We now return to your regularly scheduled Hang Together blog post. We apologize for the interruption.

Dan, I agree that things like this can be called “involuntary servitude.” And if this kind of blatantly unjust exploitation – the strong taking money from the weak and giving it to their friends simply because they can – were the primary activity of the federal government, I think we’d have no choice but to say that the state had crossed the line that divides a legitimate government from a criminal enterprise that masqureades as a government. (“With all that that implies,” as the guy from The Iron Giant would say.)

Kent Mansley

However, I’m not ready to go with you and say that 2/3 of the federal budget consists of involuntary servitude (“with all that that implies”).

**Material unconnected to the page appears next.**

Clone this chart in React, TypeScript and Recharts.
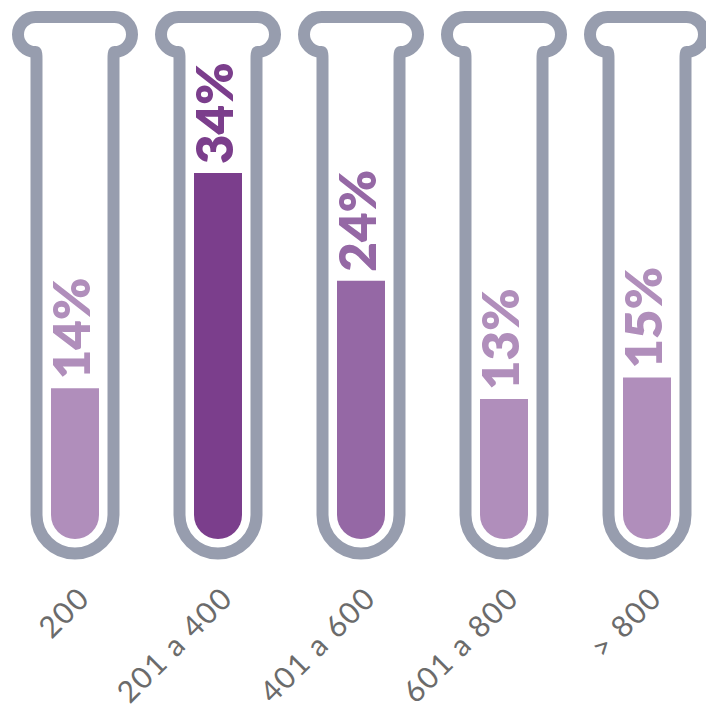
import React from "react";
import { BarChart, Bar, XAxis, YAxis, Cell, LabelList } from "recharts";

const categories = ["200", "201 a 400", "401 a 600", "601 a 800", "> 800"];
const shares = [14, 34, 24, 13, 15];
const fills = ["#b08ebb", "#7b3e8c", "#9568a5", "#b08ebb", "#b08ebb"];

const data = categories.map((name, i) => ({ name, value: shares[i] }));

const TUBE = "#979dae";

// tube outline drawn around each bar slot (lip on top, round bottom)
function Tube(props: any) {
  const { x, y, width, height } = props;
  const c = x + width / 2;
  const hw = 38.5;
  const r = 17.5;
  const lw = 57;
  const base = y + height - 24;
  const y0 = y;
  const d = [
    `M${c - hw},${base}`,
    `L${c - hw},${y0 + 2 * r + 7}`,
    `Q${c - hw},${y0 + 2 * r} ${c - lw + r},${y0 + 2 * r}`,
    `A${r},${r} 0 0 1 ${c - lw + r},${y0}`,
    `L${c + lw - r},${y0}`,
    `A${r},${r} 0 0 1 ${c + lw - r},${y0 + 2 * r}`,
    `Q${c + hw},${y0 + 2 * r} ${c + hw},${y0 + 2 * r + 7}`,
    `L${c + hw},${base}`,
    `A${hw},${hw} 0 0 1 ${c - hw},${base}`,
    "Z",
  ].join(" ");
  return <path d={d} fill="#fff" stroke={TUBE} strokeWidth={12} strokeLinejoin="round" />;
}

function PctLabel(props: any) {
  const { x, y, width, value, index } = props;
  const tx = x + width / 2 + 15;
  const ty = y - 9;
  return (
    <text
      x={tx}
      y={ty}
      transform={`rotate(-90, ${tx}, ${ty})`}
      fill={fills[index]}
      fontFamily="Lato, sans-serif"
      fontWeight={800}
      fontSize={51}
      textAnchor="start"
    >
      {value}%
    </text>
  );
}

function Tick(props: any) {
  const { x, y, payload } = props;
  const tx = x + 17;
  const ty = y + 61;
  return (
    <text
      x={tx}
      y={ty}
      transform={`rotate(-45, ${tx}, ${ty})`}
      fill="#6b6b6b"
      fontFamily="Lato, sans-serif"
      fontWeight={400}
      fontSize={30}
      letterSpacing={1.5}
      textAnchor="end"
    >
      {payload.value}
    </text>
  );
}

export default function App() {
  return (
    <div
      style={{
        position: "absolute",
        top: 0,
        left: 0,
        width: 706,
        height: 704,
        overflow: "hidden",
        background: "#fff",
      }}
    >
      <BarChart
        width={722}
        height={704}
        data={data}
        margin={{ top: 17, right: 4, bottom: 135, left: 3 }}
      >
        <XAxis
          dataKey="name"
          height={30}
          axisLine={false}
          tickLine={false}
          tickSize={0}
          tickMargin={0}
          interval={0}
          tick={<Tick />}
        />
        <YAxis hide domain={[0, 48.5]} />
        <Bar
          dataKey="value"
          barSize={48}
          radius={[0, 0, 24, 24]}
          background={<Tube />}
          isAnimationActive={false}
        >
          {data.map((d, i) => (
            <Cell key={d.name} fill={fills[i]} />
          ))}
          <LabelList dataKey="value" content={<PctLabel />} />
        </Bar>
      </BarChart>
    </div>
  );
}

1) Your comments on why people continue to support these programs if they’re involuntary servitude basically boil down to “they don’t understand what’s going on.” Well, I’m glad to see you’ve dropped your opposition to my earlier argument that elections are very imperfect as indicators of the public’s policy preferences. In fact, you’re now going much farther than I did! Doesn’t your position here imply that people aren’t responsible for their own voting?

I think people are more than well aware that entitlement programs are funded by taxes. If you want to take the position you do, you’re going to have to wrestle with the fact that almost no Americans are libertarians.

Ultimately, obedience to what we know to be right trumps popular consent. However, the presence or absence of popular consent is one of the critical components we need to factor in when judging what is right. Before we label the entire modern state a system of slavery, let’s notice that it arose and it continues to exist because it is what people want. That does not by itself justify the system, but it makes it much harder to call it a system of slavery.

I’m not saying there aren’t problems here, I’m just asking you not to paint with so broad a brush.

2) Your thought experiment on “making the programs voluntary” shows the weak point of your argument, I think. Is it your position that if a government collects taxes coercively, that government does not exist by consent? You see the problem. If you answer yes, you’ve eliminated the possibility of legitimate government. If you answer no, my response is “then why do you describe the modern state as involuntary?”

3) I disagree with your view that moral consensus only relates to prudential questions rather than the question of what government has the authority to do. This goes to the heart of government by consent of the governed. Where does legitimate authority to govern come from if not from the consent of the people (within the bounds of moral law)?